Shoppers walk through Yorkdale Mall in search of Black Friday sales in Toronto on Nov. 26, 2021.Tijana Martin/The Canadian Press
In technology, there’s a principle that’s repeated so much that it verges on dogma: Good design is frictionless.
Convenience is the North Star because productivity is close to godliness, and any nuisance that prevents people from achieving their goals is the enemy. Asking for a login or credit-card information, blocking a page with a pop-up box, or sending users to another app – product designers treat these so-called “pain points” with the delicacy and urgency that doctors do with fractures.

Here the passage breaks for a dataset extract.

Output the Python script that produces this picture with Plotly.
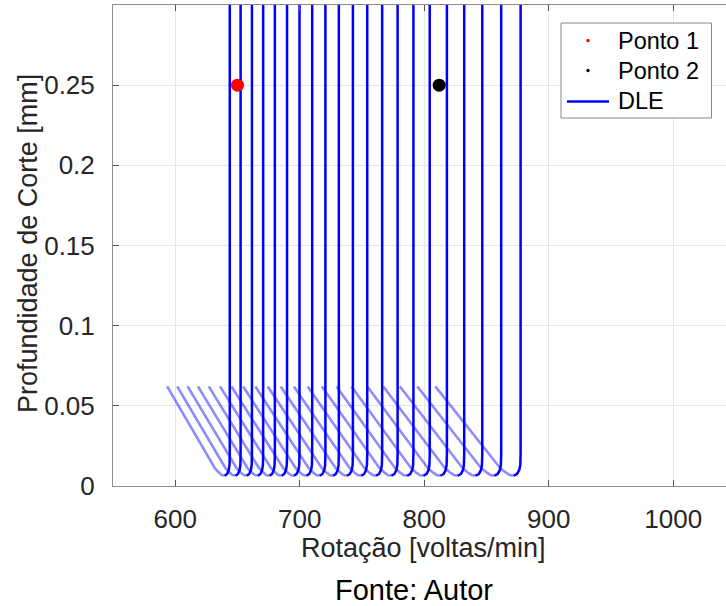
import plotly.graph_objects as go

# Vertical asymptote (rotation) of each stability lobe, rpm
lobe_rpm = [643.8, 652.5, 661.6, 670.6, 680.0, 689.8, 699.8, 710.0, 720.6, 731.4,
            742.7, 754.2, 766.2, 778.6, 791.3, 804.4, 818.2, 832.1, 846.6, 861.8, 877.4]

# Shared lobe outline: relative rotation offset and depth [mm]
# left (light) branch: from top of diagonal down to the lobe minimum
light_u = [-0.0781, -0.0186, -0.0140, -0.0101, -0.0064]
light_d = [0.0621, 0.0111, 0.0086, 0.0069, 0.0064]
# right (solid) branch: from the minimum up along the asymptote
solid_u = [-0.0064, -0.0033, -0.0012, -0.0003, 0.0, 0.0]
solid_d = [0.0064, 0.0075, 0.0100, 0.0131, 0.0200, 0.3000]

ponto1 = (650, 0.25)
ponto2 = (812, 0.25)

legend_names = ["Ponto 1", "Ponto 2", "DLE"]

x_ticks = [600, 700, 800, 900, 1000]
y_ticks = [0, 0.05, 0.1, 0.15, 0.2, 0.25]
y_ticktext = ["0", "0.05", "0.1", "0.15", "0.2", "0.25"]

FONT = "Liberation Sans, Arial, sans-serif"
BLUE = "#0000ff"

lx, ly, sx, sy = [], [], [], []
for n in lobe_rpm:
    lx += [n * (1 + u) for u in light_u] + [None]
    ly += light_d + [None]
    sx += [n * (1 + u) for u in solid_u] + [None]
    sy += solid_d + [None]

fig = go.Figure()
fig.add_trace(go.Scatter(x=lx, y=ly, mode="lines", showlegend=False,
                         line=dict(color="rgba(0,0,255,0.45)", width=2.6), hoverinfo="skip"))
fig.add_trace(go.Scatter(x=sx, y=sy, mode="lines", showlegend=False,
                         line=dict(color=BLUE, width=2.5), hoverinfo="skip"))
fig.add_trace(go.Scatter(x=[ponto1[0]], y=[ponto1[1]], mode="markers", showlegend=False,
                         name=legend_names[0], marker=dict(color="#ff0000", size=13)))
fig.add_trace(go.Scatter(x=[ponto2[0]], y=[ponto2[1]], mode="markers", showlegend=False,
                         name=legend_names[1], marker=dict(color="#000000", size=13)))

L, T, R, B = 113, 5, 0, 120
W, H = 726, 606
pw, ph = W - L - R, H - T - B

def px(xp):
    return (xp - L) / pw

def py(yp):
    return (T + ph - yp) / ph

# manual legend (box, symbols, labels)
shapes = [
    dict(type="rect", xref="paper", yref="paper", x0=px(561), x1=px(711.5),
         y0=py(118), y1=py(23), line=dict(color="#888888", width=1), fillcolor="white",
         layer="above"),
    dict(type="circle", xref="paper", yref="paper", x0=px(586.3), x1=px(589.7),
         y0=py(42.2), y1=py(38.8), line=dict(width=0), fillcolor="#ff0000", layer="above"),
    dict(type="circle", xref="paper", yref="paper", x0=px(586.3), x1=px(589.7),
         y0=py(72.2), y1=py(68.8), line=dict(width=0), fillcolor="#000000", layer="above"),
    dict(type="line", xref="paper", yref="paper", x0=px(567), x1=px(609),
         y0=py(101.5), y1=py(101.5), line=dict(color=BLUE, width=2.5), layer="above"),
]
legend_rows = [40.5, 70.5, 101.5]
annotations = [
    dict(text=name, xref="paper", yref="paper", x=px(616), y=py(yr),
         xanchor="left", yanchor="middle", showarrow=False,
         font=dict(family=FONT, size=23.5, color="#000000"))
    for name, yr in zip(legend_names, legend_rows)
]
annotations += [
    dict(text="Rotação [voltas/min]", xref="paper", yref="paper",
         x=px(423.5), y=py(548), xanchor="center", yanchor="middle",
         showarrow=False, font=dict(family=FONT, size=27, color="#262626")),
    dict(text="Profundidade de Corte [mm]", xref="paper", yref="paper",
         x=px(28), y=py(244), xanchor="center", yanchor="middle", textangle=-90,
         showarrow=False, font=dict(family=FONT, size=27, color="#262626")),
    dict(text="Fonte: Autor", xref="paper", yref="paper",
         x=px(413.6), y=py(590), xanchor="center", yanchor="middle",
         showarrow=False, font=dict(family=FONT, size=29, color="#000000")),
]

fig.update_layout(
    width=W, height=H, margin=dict(l=L, r=R, t=T, b=B),
    paper_bgcolor="white", plot_bgcolor="white",
    font=dict(family=FONT, size=26, color="#262626"),
    showlegend=False,
    xaxis=dict(range=[550, 550 + pw / 1.245], tickvals=x_ticks,
               showgrid=True, gridcolor="#e6e6e6", gridwidth=1, zeroline=False,
               showline=True, linecolor="#8c8c8c", linewidth=1, mirror="ticks",
               ticks="inside", ticklen=6, tickcolor="#555555", ticklabelstandoff=10,
               tickfont=dict(family=FONT, size=26, color="#262626")),
    yaxis=dict(range=[0, 0.3], tickvals=y_ticks, ticktext=y_ticktext,
               showgrid=True, gridcolor="#e6e6e6", gridwidth=1, zeroline=False,
               showline=True, linecolor="#8c8c8c", linewidth=1,
               ticks="inside", ticklen=6, tickcolor="#555555", ticklabelstandoff=12,
               tickfont=dict(family=FONT, size=26, color="#262626")),
    shapes=shapes,
    annotations=annotations,
)

fig.write_html("out.html")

That’s particularly true in e-commerce, where each cart that’s abandoned (which happens about 70 per cent of the time) represents lost revenue – and so a smooth “customer journey” is spoken about with reverence. The innovations in that field have been greasing our slide to the Buy Now button since Amazon patented one-click shopping in 1999. Now, online shopping is effectively seamless, from the moment an algorithm delivers you an ad based on your distilled data, to the offer of free returns, to the automated filling-in of saved details, to the product’s rush shipping to your doorstep. “When you reduce friction, make something easier, people do more of it,” Amazon founder Jeff Bezos has said.
And how. Even in this economy, Canadians’ spending on Black Friday this year grew by 11 per cent and transaction size increased by 7 per cent, according to Moneris. More money will be splashed around during the holidays and during the federal GST break, which runs until mid-February. In just a couple of taps, you can now have a heavy appliance or a used car at your door.
But the premise at the heart of it all is wrong, because buying something should require some effort. Rational purchasing power is the most powerful tool individuals have in modern capitalism, but the online marketplace is designed to separate you from your money – and your good sense – as quickly as possible. Simplicity is certainly not a bad thing, but it’s also not inherently good, and it’s become far too easy to shop unthinkingly online, enabling shopping addictions, debt, injuries among warehouse and delivery workers under increasing pressure, and environmental damage. Besides, if the holidays are about spending quality time, why should we be hurried into spending a lot of money?
Consider the promise of free returns, a costly and complicated offering that online shoppers now view as table stakes. Free returns assure consumers they can buy before they’re ready, unburdening them of such purchase-delaying concerns as fit and need. And they’re heavily relied upon: In America, US$247-billion in merchandise bought online was returned last year, with return rates as high as 17.6 per cent.
Rather than restocking, companies typically send much of what they receive to the landfill or have the products destroyed because of cost efficiency, a lack of processing capacity, or a desire to maintain product exclusivity. In the U.S., returns produce more than 3.6 million tonnes of waste and as much as 24 million tonnes of carbon emissions a year. Shoppers may expect returns to be free, but nothing really is – and so the Earth pays the price.
Intentionally deployed friction can be useful. The financial-services industry’s approval requirements avert error and fraud, and two-factor authentication’s cybersecurity benefits are more than worth it. A built-in pause could let online shoppers ask if they really need that TikTok-trending item and encourage them to put more thought into their purchases; that would imbue the purchases with a kind of meaning and make them less disposable.
Technology will only deliver people what they want, though – so it’s shoppers who must adjust their expectations and stop feeling they are owed maximum convenience. Much as race-car drivers aim to reduce tire friction for speed while retaining enough grip to round the corners, we need to restore the online-shopping balance or we’ll crash before the first turn. We need to be willing to exert a little effort and understand that it benefits us.
Here’s another example of useful friction: when we try to empty the trash folder on our computers, it triggers a pop-up asking if you’re sure you want to proceed. That quick confirmation lets you ask if you’re ready to do something significant: permanently delete data.
Maybe following that model this holiday season – slowing down, looking around and reflecting on what you actually need – will prevent us from making impulse buys that are destined for the trash, too.